Leída la Resolución de su nombramiento y luego del protocolo de su
presentación el nuevo Director General hizo uso de la palabra.
–
Queridos trabajadores –dijo–. ¡Sé de su valía! y vengo a unirme a
ustedes para poner mi contribución ayudando a elevar la calidad de la
educación en nuestro país. Quiero decirles en primer lugar que mi
despacho siempre estará abierto a todo aquel que tenga una inquietud,
un proyecto, un problema o un asunto por resolver.
“Ayer domingo y anteayer sábado ya he estado trabajando en mi nueva
oficina en éste nuestro local, a fin de conocerlo mientras ustedes
descansaban en el fin de semana con toda justicia y toda razón.
“Hay dos aspectos que me han llamado la atención en esta sede que es
de ustedes y ahora también la siento mía.
“En
primer término quiero decirles con sinceridad: me ha dolido la
asquerosidad de los servicios higiénicos. No es concebible en una
institución de maestros y para maestros.
“En segundo lugar, las paredes están lastimosamente sucias.
“Y, en tercer término, me ha sorprendido el amplio espacio lleno de
polvo y de hierba y de tierra sin cultivar.”
– “¿Qué enseñamos si los baños y servicios higiénicos son
inmundicias? ¿Qué belleza si los muros son pintas y mugre indigno? ¿Qué
educación si los caminos a las escuelas y los campos son basurales?
“Por eso vamos a empezar entonces con tres asuntos que me parecen de
la mayor importancia:
“Uno. Mejorar y mantener limpios los servicios higiénicos, porque no
es posible que estén en las condiciones en que están. Vamos a comprar
y poner espejos en cada uno de ellos. Y cuidar para que siempre estén
limpios. Vamos a poner jabones y el papel higiénico que ustedes, como
los maestros que nos visitan, se merecen.”

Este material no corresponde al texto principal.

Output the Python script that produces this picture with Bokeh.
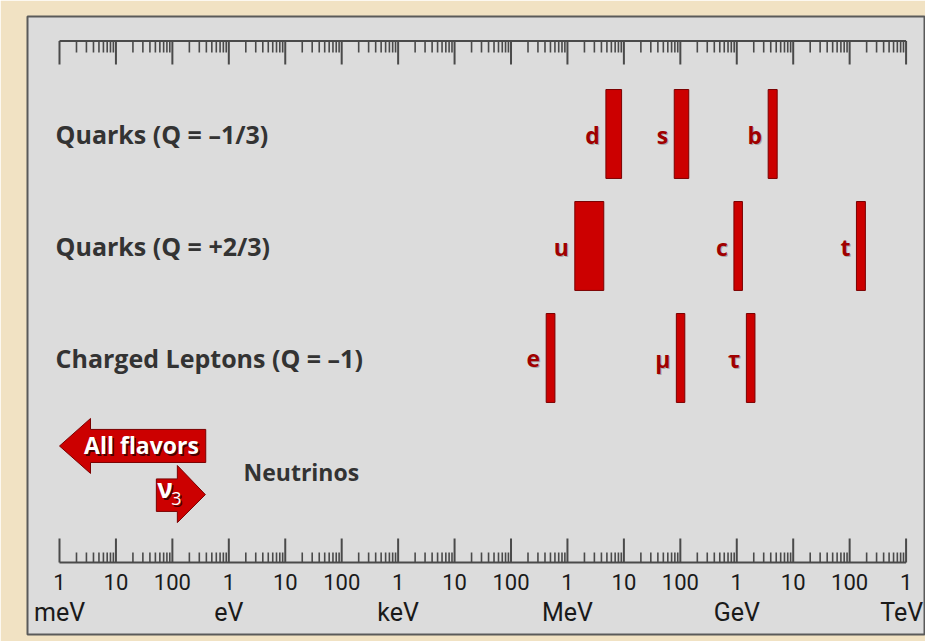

– “Vamos a pintar el exterior de los pabellones y el interior de las
oficinas con colores primorosos y cuidar su permanente conservación y
estado de limpieza.
“En los espacios vacíos, donde no hay construcción ni cemento
sembrado, y en donde ahora hay polvo vamos a aprovecharlo haciendo
jardines y huertos para beneficio de ustedes mismos. Ya he dispuesto
para que su cuidado sea atribuido a cada unidad orgánica cercana a
dichos campos.
“Y vamos a formar un coro de trabajadores, tanto de aquellos que
cumplen labores académicas como de quienes desempeñan labores
administrativas. Para ello he pedido la colaboración de un hombre
entendido en esta materia como es el profesor Manuel Cuadros Bar, a
quien he invitado, está aquí presente y tengo el gusto y honor de
presentarlo ante ustedes.”
Luego siguió dando orientaciones, normas, indicaciones y detalles sobre
cada uno de esos tres puntos.
Enseñó a cómo usar un lavatorio, un urinario y un excusado. Enseñó
a cómo lavarse las manos después de cada acto que se llevara a cabo en
los servicios. Es decir, enseñó primero a ser limpios.
La mayoría de especialistas y expertos de la educación que esperaban
un discurso ideológico, doctrinario y conceptual. Y, sobre todo, de
consignas, lleno de planteamientos arduos y complejos, teníamos la boca
abierta.
Ese director no era un maestro de profesión. Tampoco era un profesional
de las humanidades ni las artes.
Era un militar del Ejército del Perú: el General de División, cuzqueño
de nacimiento, don Marco Fernández Baca.